🤖 AI Summary
To address novice users’ difficulties in ideation and execution during mixed-reality spatial design, this paper proposes a human–AI collaborative, progressive AI-assisted design framework. Methodologically, it integrates a large vision-language model (LVLM) to support multi-level abstraction speech command parsing, reversible interactive scene editing, and real-time visual updates. Its key contributions are: (i) the first progressive AI pipeline tailored for spatial design, enabling controllable generation—from coarse-grained layout to fine-grained refinement; and (ii) a reversible operation mechanism that preserves user agency and ensures creative continuity. User studies demonstrate that, compared to a no-AI baseline, the system significantly enhances creative expression diversity (+37%) and design efficiency (reducing task completion time by 42%).
📝 Abstract
Mixed reality platforms allow users to create virtual environments, yet novice users struggle with both ideation and execution in spatial design. While existing AI models can automatically generate scenes based on user prompts, the lack of interactive control limits users' ability to iteratively steer the output.

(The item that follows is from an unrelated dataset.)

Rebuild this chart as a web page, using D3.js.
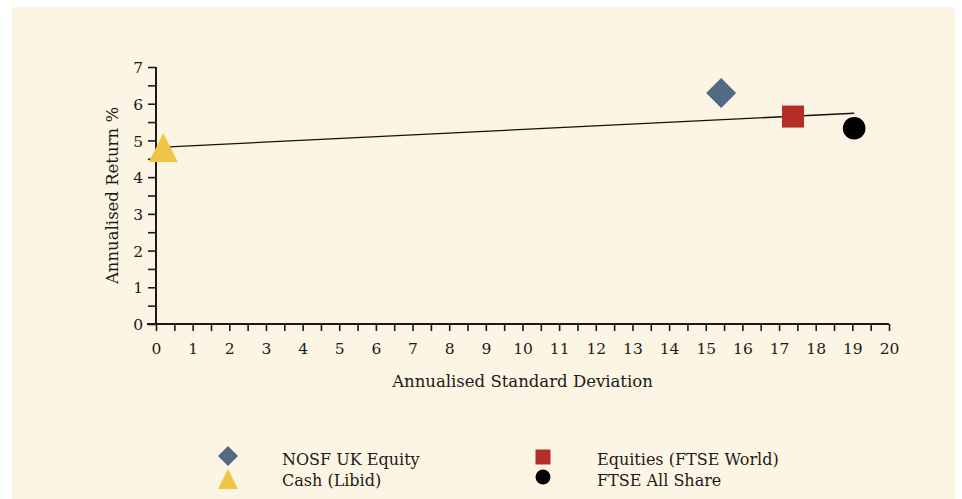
<!DOCTYPE html>
<html>
<head>
<meta charset="utf-8">
<script src="https://cdn.jsdelivr.net/npm/d3@7"></script>
<style>
  html, body { margin: 0; padding: 0; background: #ffffff; }
  svg { display: block; }
  text { font-family: "DejaVu Serif", serif; fill: #1a1a1a; }
</style>
</head>
<body>
<svg id="chart" width="962" height="499"></svg>
<script>
// ---- data ----
const seriesNames = ["NOSF UK Equity", "Equities (FTSE World)", "Cash (Libid)", "FTSE All Share"];
const stdDev      = [15.42, 17.38, 0.2, 19.05];
const annReturn   = [6.29, 5.65, 4.81, 5.33];
const symbols     = ["diamond", "square", "triangle", "circle"];
const colors      = ["#526a83", "#b52e26", "#f0c445", "#000000"];
const lineX = [0.22, 19.05];
const lineY = [4.82, 5.74];
const xTicks = d3.range(0, 21, 1);
const yTicks = d3.range(0, 8, 1);
const legendOrder = ["NOSF UK Equity", "Equities (FTSE World)", "Cash (Libid)", "FTSE All Share"];

// ---- layout ----
const svg = d3.select("#chart");
svg.append("rect").attr("x", 12).attr("y", 7).attr("width", 943).attr("height", 492).attr("fill", "#fdf5e3");

const x = d3.scaleLinear().domain([0, 20]).range([156, 889]);
const y = d3.scaleLinear().domain([0, 7]).range([324, 67]);

// ticks every 0.5, labels on integers
const xAxis = d3.axisBottom(x).tickValues(d3.range(0, 20.01, 0.5)).tickSize(7).tickPadding(12)
  .tickFormat(d => xTicks.includes(d) ? d : "");
const yAxis = d3.axisLeft(y).tickValues(d3.range(0, 7.01, 0.5)).tickSize(8).tickPadding(5)
  .tickFormat(d => yTicks.includes(d) ? d : "");

const gx = svg.append("g").attr("transform", "translate(0,324)").call(xAxis);
const gy = svg.append("g").attr("transform", "translate(156,0)").call(yAxis);
[gx, gy].forEach(g => {
  g.select(".domain").remove();
  g.selectAll(".tick line").attr("stroke", "#1a1a1a").attr("stroke-width", 1.6);
  g.selectAll(".tick text").style("font-family", '"DejaVu Serif", serif').style("font-size", "15.5px").attr("fill", "#1a1a1a");
});
gy.selectAll(".tick text").attr("dy", "0.36em");
// axis lines
svg.append("line").attr("x1", 147).attr("x2", x(20)).attr("y1", 324).attr("y2", 324)
  .attr("stroke", "#1a1a1a").attr("stroke-width", 2);
svg.append("line").attr("x1", 156).attr("x2", 156).attr("y1", y(7)).attr("y2", 325)
  .attr("stroke", "#1a1a1a").attr("stroke-width", 2);

// axis titles
svg.append("text").attr("x", (x(0) + x(20)) / 2).attr("y", 387).attr("text-anchor", "middle")
  .style("font-size", "16.5px").text("Annualised Standard Deviation");
svg.append("text").attr("transform", `translate(118,${(y(0) + y(7)) / 2}) rotate(-90)`)
  .attr("text-anchor", "middle").style("font-size", "16.5px").text("Annualised Return %");

// trend line
svg.append("line").attr("x1", x(lineX[0])).attr("y1", y(lineY[0]))
  .attr("x2", x(lineX[1])).attr("y2", y(lineY[1]))
  .attr("stroke", "#111").attr("stroke-width", 1.3);

function shapePath(type, s) {
  if (type === "diamond") return `M0,${-s}L${s},0L0,${s}L${-s},0Z`;
  if (type === "square") return `M${-s},${-s}H${s}V${s}H${-s}Z`;
  if (type === "triangle") return `M0,${-s}L${s},${s}L${-s},${s}Z`;
  return d3.arc()({innerRadius: 0, outerRadius: s, startAngle: 0, endAngle: 2 * Math.PI});
}
const plotSize = {diamond: 15, square: 11, triangle: 14.5, circle: 11.3};
const legSize  = {diamond: 10, square: 7.5, triangle: 10, circle: 7.5};

// markers
seriesNames.forEach((n, i) => {
  svg.append("path").attr("d", shapePath(symbols[i], plotSize[symbols[i]]))
    .attr("transform", `translate(${x(stdDev[i])},${y(annReturn[i])})`)
    .attr("fill", colors[i]);
});

// legend
const legPos = [[228, 456, 282, 465], [543, 457, 597, 465], [228, 479, 282, 486], [543, 477, 597, 486]];
legendOrder.forEach((n, k) => {
  const i = seriesNames.indexOf(n);
  const p = legPos[k];
  svg.append("path").attr("d", shapePath(symbols[i], legSize[symbols[i]]))
    .attr("transform", `translate(${p[0]},${p[1]})`).attr("fill", colors[i]);
  svg.append("text").attr("x", p[2]).attr("y", p[3]).style("font-size", "16px").text(n);
});
</script>
</body>
</html>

In this paper, we present EchoLadder, a novel human-AI collaboration pipeline that leverages large vision-language model (LVLM) to support interactive scene modification in virtual reality. EchoLadder accepts users' verbal instructions at varied levels of abstraction and spatial specificity, generates concrete design suggestions throughout a progressive design process. The suggestions can be automatically applied, regenerated and retracted by users' toggle control.Our ablation study showed effectiveness of our pipeline components. Our user study found that, compared to baseline without showing suggestions, EchoLadder better supports user creativity in spatial design. It also contributes insights on users' progressive design strategies under AI assistance, providing design implications for future systems.